It can be confusing to understand if you're self-employed or an employee. It's one of the most common questions we get.
This guide is here to help, we'll cover the differences in friendly, easy-to-understand language.
Let's dive in!
You're most likely self-employed if...
You're a lone wolf—also known as a freelancer, small business owner, sole proprietor, independent contractor, etc.
You set your own hours and decide which clients/orders to take.
If you have a side hustle that you make a little income from, but it's not your primary source of income, you're also considered self-employed (for that portion of your income).
Because you are self-employed, no taxes are withheld from your income. This means you are responsible for more taxes (and often need to pay quarterly estimated taxes!).
If you’re in the United States: at tax time, you receive a 1099 form from the companies you worked at for your filing.
Also known as
DoorDasher, Uber/Lyft driver, Instacart shopper, real estate agent, etc.
You are one of the Avengers. While you contribute to a larger purpose/organization, you decide what missions you join.
You're most likely an employee if...
Someone else at the company determines your work hours/shifts. You get paid a regular wage (either salaried or hourly) and receive employee benefits.
Every paycheck you receive from this company has taxes withheld from it. Your employer withholds taxes from your pay stub. These taxes cover federal and state taxes, Medicare, and Social Security. There's also a chance that your employer withholds other state-specific taxes.

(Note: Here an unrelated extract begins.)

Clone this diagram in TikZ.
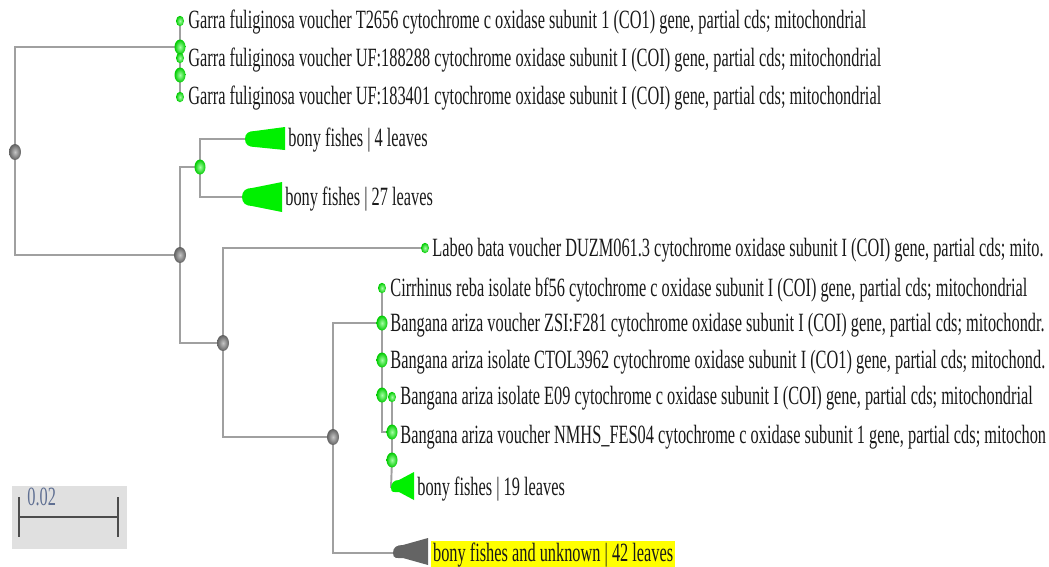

If you’re in the United States: at tax time, your employer will send you a W2 form for your filing.
You're Maria Hill, an employee of S.H.I.E.L.D. You are a formal part of an organization with stable, assigned projects.
You're most likely both self-employed and an employee if...
You have a regular shift, but also work a side hustle. While you're a regular employee at an organization, you also work for a gig platform or a creative project on the side.
If you’re in the United States: at tax time, you’ll likely receive both 1099 and W2 forms to use to file your taxes.
And that's it! We hoped that helped you understand if you're self-employed, an employee, or both.
If you want the official IRS information, please visit their article on the difference between an independent contractor/self-employed and employee here.
This is generalized tax information—Everlance team members are not certified tax professionals. If you need help with your specific tax situation, please reach out to your tax advisor.